Provided data →
==============================
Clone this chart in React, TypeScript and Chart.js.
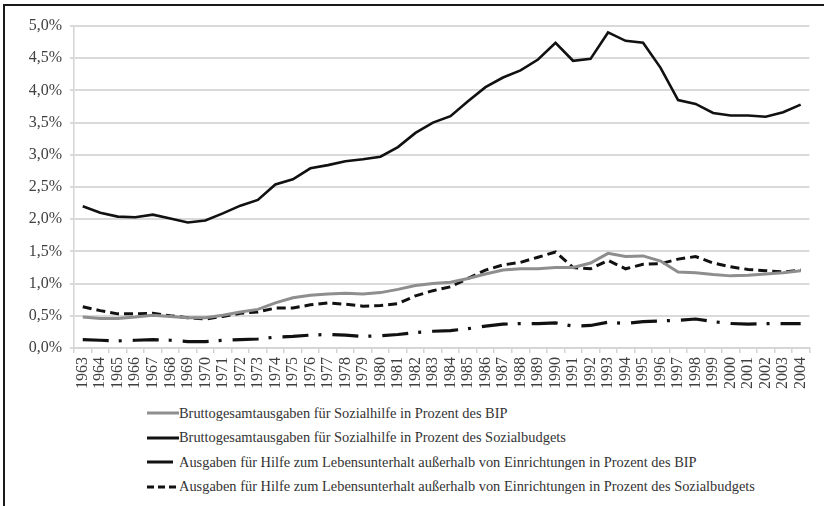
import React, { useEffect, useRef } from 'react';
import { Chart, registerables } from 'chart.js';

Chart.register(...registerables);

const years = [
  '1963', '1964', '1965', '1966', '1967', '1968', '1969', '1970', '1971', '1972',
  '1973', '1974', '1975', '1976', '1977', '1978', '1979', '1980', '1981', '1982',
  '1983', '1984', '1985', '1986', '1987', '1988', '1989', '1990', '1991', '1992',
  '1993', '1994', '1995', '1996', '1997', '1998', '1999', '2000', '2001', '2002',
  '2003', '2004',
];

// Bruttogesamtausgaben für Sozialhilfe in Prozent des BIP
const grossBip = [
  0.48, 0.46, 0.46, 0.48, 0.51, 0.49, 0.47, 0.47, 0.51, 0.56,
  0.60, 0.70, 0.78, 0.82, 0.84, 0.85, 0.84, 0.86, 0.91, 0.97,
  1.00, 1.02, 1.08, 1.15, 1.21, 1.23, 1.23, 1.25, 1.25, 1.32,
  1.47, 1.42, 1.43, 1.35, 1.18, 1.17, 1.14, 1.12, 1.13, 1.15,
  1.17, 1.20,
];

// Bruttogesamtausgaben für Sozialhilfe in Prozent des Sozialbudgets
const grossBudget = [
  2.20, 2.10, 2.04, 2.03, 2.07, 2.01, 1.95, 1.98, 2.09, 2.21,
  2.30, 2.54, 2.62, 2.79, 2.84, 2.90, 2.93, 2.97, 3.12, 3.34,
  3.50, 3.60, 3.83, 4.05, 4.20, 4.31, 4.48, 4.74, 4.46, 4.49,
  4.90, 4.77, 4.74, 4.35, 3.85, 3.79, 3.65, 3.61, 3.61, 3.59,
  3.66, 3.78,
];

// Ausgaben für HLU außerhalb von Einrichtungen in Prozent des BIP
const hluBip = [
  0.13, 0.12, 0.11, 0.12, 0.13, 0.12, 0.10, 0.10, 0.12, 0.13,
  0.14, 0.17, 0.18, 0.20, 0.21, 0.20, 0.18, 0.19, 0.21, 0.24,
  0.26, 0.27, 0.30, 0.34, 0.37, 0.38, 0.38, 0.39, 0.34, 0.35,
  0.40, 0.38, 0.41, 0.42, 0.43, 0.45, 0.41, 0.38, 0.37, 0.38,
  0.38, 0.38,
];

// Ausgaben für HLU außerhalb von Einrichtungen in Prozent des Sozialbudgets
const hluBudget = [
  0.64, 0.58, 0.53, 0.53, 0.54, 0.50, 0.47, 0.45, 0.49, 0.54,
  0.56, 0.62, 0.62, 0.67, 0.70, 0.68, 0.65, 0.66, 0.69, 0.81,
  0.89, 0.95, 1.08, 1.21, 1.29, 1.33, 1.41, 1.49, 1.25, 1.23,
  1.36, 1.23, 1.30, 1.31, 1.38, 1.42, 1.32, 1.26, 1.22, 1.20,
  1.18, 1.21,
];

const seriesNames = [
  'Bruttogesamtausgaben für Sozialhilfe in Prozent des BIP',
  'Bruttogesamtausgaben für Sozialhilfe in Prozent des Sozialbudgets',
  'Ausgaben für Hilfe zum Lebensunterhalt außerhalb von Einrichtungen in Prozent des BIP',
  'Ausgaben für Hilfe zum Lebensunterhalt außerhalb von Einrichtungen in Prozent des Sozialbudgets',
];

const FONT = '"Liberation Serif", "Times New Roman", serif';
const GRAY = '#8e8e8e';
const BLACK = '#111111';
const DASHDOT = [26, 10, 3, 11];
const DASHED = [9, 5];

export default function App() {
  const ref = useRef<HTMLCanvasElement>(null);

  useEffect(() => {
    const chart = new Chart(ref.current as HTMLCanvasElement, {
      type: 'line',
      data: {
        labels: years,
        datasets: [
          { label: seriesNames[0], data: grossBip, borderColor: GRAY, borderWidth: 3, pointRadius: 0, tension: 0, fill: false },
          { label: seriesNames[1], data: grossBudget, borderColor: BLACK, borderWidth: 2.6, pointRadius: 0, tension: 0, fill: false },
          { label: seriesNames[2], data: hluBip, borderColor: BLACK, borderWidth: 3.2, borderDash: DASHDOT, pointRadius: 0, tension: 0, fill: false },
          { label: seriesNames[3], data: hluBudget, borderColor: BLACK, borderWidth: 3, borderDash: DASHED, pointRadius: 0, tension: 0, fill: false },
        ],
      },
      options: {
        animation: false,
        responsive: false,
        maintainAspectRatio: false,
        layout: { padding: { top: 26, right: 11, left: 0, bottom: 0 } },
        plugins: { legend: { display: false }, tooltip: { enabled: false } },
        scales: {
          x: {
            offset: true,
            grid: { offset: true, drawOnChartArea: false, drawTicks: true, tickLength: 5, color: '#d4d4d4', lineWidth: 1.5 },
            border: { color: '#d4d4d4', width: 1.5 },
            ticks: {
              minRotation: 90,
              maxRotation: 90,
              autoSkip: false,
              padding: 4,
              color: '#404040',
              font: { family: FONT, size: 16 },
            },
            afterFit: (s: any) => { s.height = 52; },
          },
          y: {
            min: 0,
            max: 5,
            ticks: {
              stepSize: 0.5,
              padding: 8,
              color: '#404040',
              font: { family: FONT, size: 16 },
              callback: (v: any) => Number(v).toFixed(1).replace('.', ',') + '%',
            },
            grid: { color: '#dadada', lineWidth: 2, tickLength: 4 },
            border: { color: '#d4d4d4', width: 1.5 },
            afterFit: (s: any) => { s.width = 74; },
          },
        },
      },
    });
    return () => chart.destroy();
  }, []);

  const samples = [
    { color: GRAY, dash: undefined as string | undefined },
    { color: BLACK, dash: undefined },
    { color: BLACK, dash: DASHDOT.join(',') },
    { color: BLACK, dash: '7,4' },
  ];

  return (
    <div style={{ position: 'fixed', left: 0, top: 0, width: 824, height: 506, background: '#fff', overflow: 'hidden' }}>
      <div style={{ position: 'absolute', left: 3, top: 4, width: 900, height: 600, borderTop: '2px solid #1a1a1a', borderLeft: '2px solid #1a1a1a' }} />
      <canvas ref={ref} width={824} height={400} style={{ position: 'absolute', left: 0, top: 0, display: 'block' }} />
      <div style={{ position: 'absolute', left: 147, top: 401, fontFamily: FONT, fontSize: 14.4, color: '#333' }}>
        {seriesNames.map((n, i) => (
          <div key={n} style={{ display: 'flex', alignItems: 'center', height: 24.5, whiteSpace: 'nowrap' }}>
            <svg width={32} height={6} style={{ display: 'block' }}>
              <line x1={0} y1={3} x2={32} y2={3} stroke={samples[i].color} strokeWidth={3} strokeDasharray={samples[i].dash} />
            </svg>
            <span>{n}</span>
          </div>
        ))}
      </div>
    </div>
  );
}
==============================
Requirements → Give every line back word for word and leave the pictures out.

Result for this exercise →
Clone this chart in React, TypeScript and Chart.js.
import React, { useEffect, useRef } from 'react';
import { Chart, registerables } from 'chart.js';

Chart.register(...registerables);

const years = [
  '1963', '1964', '1965', '1966', '1967', '1968', '1969', '1970', '1971', '1972',
  '1973', '1974', '1975', '1976', '1977', '1978', '1979', '1980', '1981', '1982',
  '1983', '1984', '1985', '1986', '1987', '1988', '1989', '1990', '1991', '1992',
  '1993', '1994', '1995', '1996', '1997', '1998', '1999', '2000', '2001', '2002',
  '2003', '2004',
];

// Bruttogesamtausgaben für Sozialhilfe in Prozent des BIP
const grossBip = [
  0.48, 0.46, 0.46, 0.48, 0.51, 0.49, 0.47, 0.47, 0.51, 0.56,
  0.60, 0.70, 0.78, 0.82, 0.84, 0.85, 0.84, 0.86, 0.91, 0.97,
  1.00, 1.02, 1.08, 1.15, 1.21, 1.23, 1.23, 1.25, 1.25, 1.32,
  1.47, 1.42, 1.43, 1.35, 1.18, 1.17, 1.14, 1.12, 1.13, 1.15,
  1.17, 1.20,
];

// Bruttogesamtausgaben für Sozialhilfe in Prozent des Sozialbudgets
const grossBudget = [
  2.20, 2.10, 2.04, 2.03, 2.07, 2.01, 1.95, 1.98, 2.09, 2.21,
  2.30, 2.54, 2.62, 2.79, 2.84, 2.90, 2.93, 2.97, 3.12, 3.34,
  3.50, 3.60, 3.83, 4.05, 4.20, 4.31, 4.48, 4.74, 4.46, 4.49,
  4.90, 4.77, 4.74, 4.35, 3.85, 3.79, 3.65, 3.61, 3.61, 3.59,
  3.66, 3.78,
];

// Ausgaben für HLU außerhalb von Einrichtungen in Prozent des BIP
const hluBip = [
  0.13, 0.12, 0.11, 0.12, 0.13, 0.12, 0.10, 0.10, 0.12, 0.13,
  0.14, 0.17, 0.18, 0.20, 0.21, 0.20, 0.18, 0.19, 0.21, 0.24,
  0.26, 0.27, 0.30, 0.34, 0.37, 0.38, 0.38, 0.39, 0.34, 0.35,
  0.40, 0.38, 0.41, 0.42, 0.43, 0.45, 0.41, 0.38, 0.37, 0.38,
  0.38, 0.38,
];

// Ausgaben für HLU außerhalb von Einrichtungen in Prozent des Sozialbudgets
const hluBudget = [
  0.64, 0.58, 0.53, 0.53, 0.54, 0.50, 0.47, 0.45, 0.49, 0.54,
  0.56, 0.62, 0.62, 0.67, 0.70, 0.68, 0.65, 0.66, 0.69, 0.81,
  0.89, 0.95, 1.08, 1.21, 1.29, 1.33, 1.41, 1.49, 1.25, 1.23,
  1.36, 1.23, 1.30, 1.31, 1.38, 1.42, 1.32, 1.26, 1.22, 1.20,
  1.18, 1.21,
];

const seriesNames = [
  'Bruttogesamtausgaben für Sozialhilfe in Prozent des BIP',
  'Bruttogesamtausgaben für Sozialhilfe in Prozent des Sozialbudgets',
  'Ausgaben für Hilfe zum Lebensunterhalt außerhalb von Einrichtungen in Prozent des BIP',
  'Ausgaben für Hilfe zum Lebensunterhalt außerhalb von Einrichtungen in Prozent des Sozialbudgets',
];

const FONT = '"Liberation Serif", "Times New Roman", serif';
const GRAY = '#8e8e8e';
const BLACK = '#111111';
const DASHDOT = [26, 10, 3, 11];
const DASHED = [9, 5];

export default function App() {
  const ref = useRef<HTMLCanvasElement>(null);

  useEffect(() => {
    const chart = new Chart(ref.current as HTMLCanvasElement, {
      type: 'line',
      data: {
        labels: years,
        datasets: [
          { label: seriesNames[0], data: grossBip, borderColor: GRAY, borderWidth: 3, pointRadius: 0, tension: 0, fill: false },
          { label: seriesNames[1], data: grossBudget, borderColor: BLACK, borderWidth: 2.6, pointRadius: 0, tension: 0, fill: false },
          { label: seriesNames[2], data: hluBip, borderColor: BLACK, borderWidth: 3.2, borderDash: DASHDOT, pointRadius: 0, tension: 0, fill: false },
          { label: seriesNames[3], data: hluBudget, borderColor: BLACK, borderWidth: 3, borderDash: DASHED, pointRadius: 0, tension: 0, fill: false },
        ],
      },
      options: {
        animation: false,
        responsive: false,
        maintainAspectRatio: false,
        layout: { padding: { top: 26, right: 11, left: 0, bottom: 0 } },
        plugins: { legend: { display: false }, tooltip: { enabled: false } },
        scales: {
          x: {
            offset: true,
            grid: { offset: true, drawOnChartArea: false, drawTicks: true, tickLength: 5, color: '#d4d4d4', lineWidth: 1.5 },
            border: { color: '#d4d4d4', width: 1.5 },
            ticks: {
              minRotation: 90,
              maxRotation: 90,
              autoSkip: false,
              padding: 4,
              color: '#404040',
              font: { family: FONT, size: 16 },
            },
            afterFit: (s: any) => { s.height = 52; },
          },
          y: {
            min: 0,
            max: 5,
            ticks: {
              stepSize: 0.5,
              padding: 8,
              color: '#404040',
              font: { family: FONT, size: 16 },
              callback: (v: any) => Number(v).toFixed(1).replace('.', ',') + '%',
            },
            grid: { color: '#dadada', lineWidth: 2, tickLength: 4 },
            border: { color: '#d4d4d4', width: 1.5 },
            afterFit: (s: any) => { s.width = 74; },
          },
        },
      },
    });
    return () => chart.destroy();
  }, []);

  const samples = [
    { color: GRAY, dash: undefined as string | undefined },
    { color: BLACK, dash: undefined },
    { color: BLACK, dash: DASHDOT.join(',') },
    { color: BLACK, dash: '7,4' },
  ];

  return (
    <div style={{ position: 'fixed', left: 0, top: 0, width: 824, height: 506, background: '#fff', overflow: 'hidden' }}>
      <div style={{ position: 'absolute', left: 3, top: 4, width: 900, height: 600, borderTop: '2px solid #1a1a1a', borderLeft: '2px solid #1a1a1a' }} />
      <canvas ref={ref} width={824} height={400} style={{ position: 'absolute', left: 0, top: 0, display: 'block' }} />
      <div style={{ position: 'absolute', left: 147, top: 401, fontFamily: FONT, fontSize: 14.4, color: '#333' }}>
        {seriesNames.map((n, i) => (
          <div key={n} style={{ display: 'flex', alignItems: 'center', height: 24.5, whiteSpace: 'nowrap' }}>
            <svg width={32} height={6} style={{ display: 'block' }}>
              <line x1={0} y1={3} x2={32} y2={3} stroke={samples[i].color} strokeWidth={3} strokeDasharray={samples[i].dash} />
            </svg>
            <span>{n}</span>
          </div>
        ))}
      </div>
    </div>
  );
}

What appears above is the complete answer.